L’Expert considère en outre qu’il n’est pas vraisemblable que le Défendeur ait réellement eu pour intention d’exploiter le nom de domaine litigieux pour y vendre des produits non concurrents du Requérant. En effet, à ce jour, un an après l’enregistrement du nom de domaine litigieux, celui-ci pointe toujours vers une page parking.
Le Défendeur explique cette situation par le fait que le site sur lequel il soutient vouloir commercialiser des produits non concurrents n’est pas encore développé. Toutefois, cette affirmation du Défendeur n’est étayée que par la production d’un devis en date du 9 mars 2009, soit près de neuf mois avant la plainte du Requérant. Or, ce devis ne vise pas expressément le nom de domaine litigieux et pourrait tout à fait concerner un autre site. L’Expert constate que le Défendeur ne justifie ainsi d’aucun acte préparatoire à la mise en ligne d’un son site marchand tel que par exemple, l’enregistrement d’une société ou d’une marque pour des produits (autres que de la classe 3), la confection d’un logo ou encore la commande d’une analyse de marché pour les produits qu’il prétend vouloir commercialiser.

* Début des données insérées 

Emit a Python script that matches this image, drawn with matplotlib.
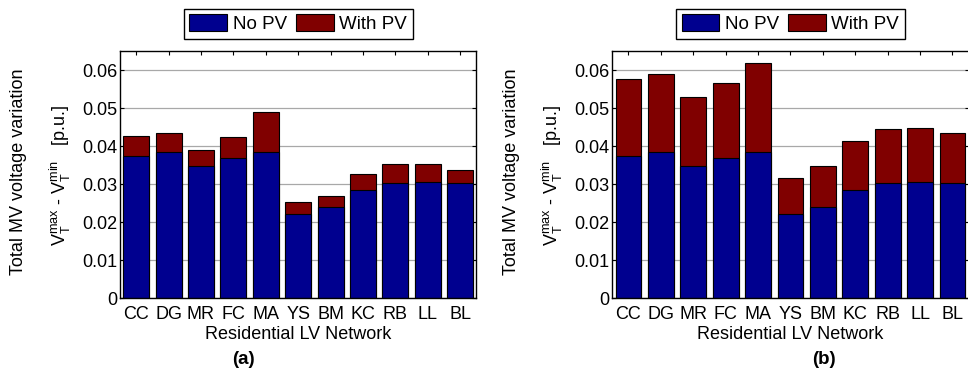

À ce jour, un an après sa réservation, le nom de domaine litigieux pointe vers une page parking qui ne contient aucune information sur un éventuel site en construction du Défendeur mais contient des informations commerciales sur les prestations de l’hébergeur du site et rien ne permet d’être certain que cette page parking n’a pas vocation à être maintenue. L’Expert est également amené à s’interroger sur un éventuel intérêt financier du Défendeur à maintenir la page parking sur lequel pointe actuellement le nom de domaine litigieux puisqu’elle peut être assimilée à une page de publicité en faveur de l’hébergeur sur laquelle figure également d’autres liens commerciaux.
L’ensemble des éléments exposés ci-dessus du présent dossier permet de douter de la volonté réelle et sérieuse du Défendeur d’enregistrer et d’utiliser de bonne foi le nom de domaine litigieux.
En conséquence, l’Expert considère que l’enregistrement et l’utilisation du nom de domaine litigieux ont été effectués en violation des droits des tiers et des règles de la concurrence.
Décision
Conformément aux articles 20(b) et (c) du Règlement, l’Expert ordonne la transmission au profit du Requérant du nom de domaine « burtsbees.fr ».
Expert : Christiane Féral-Schuhl
* Nous portons l'attention de nos lecteurs sur les possibilités d'homonymies particuliérement lorsque les décisions ne comportent pas le prénom des personnes.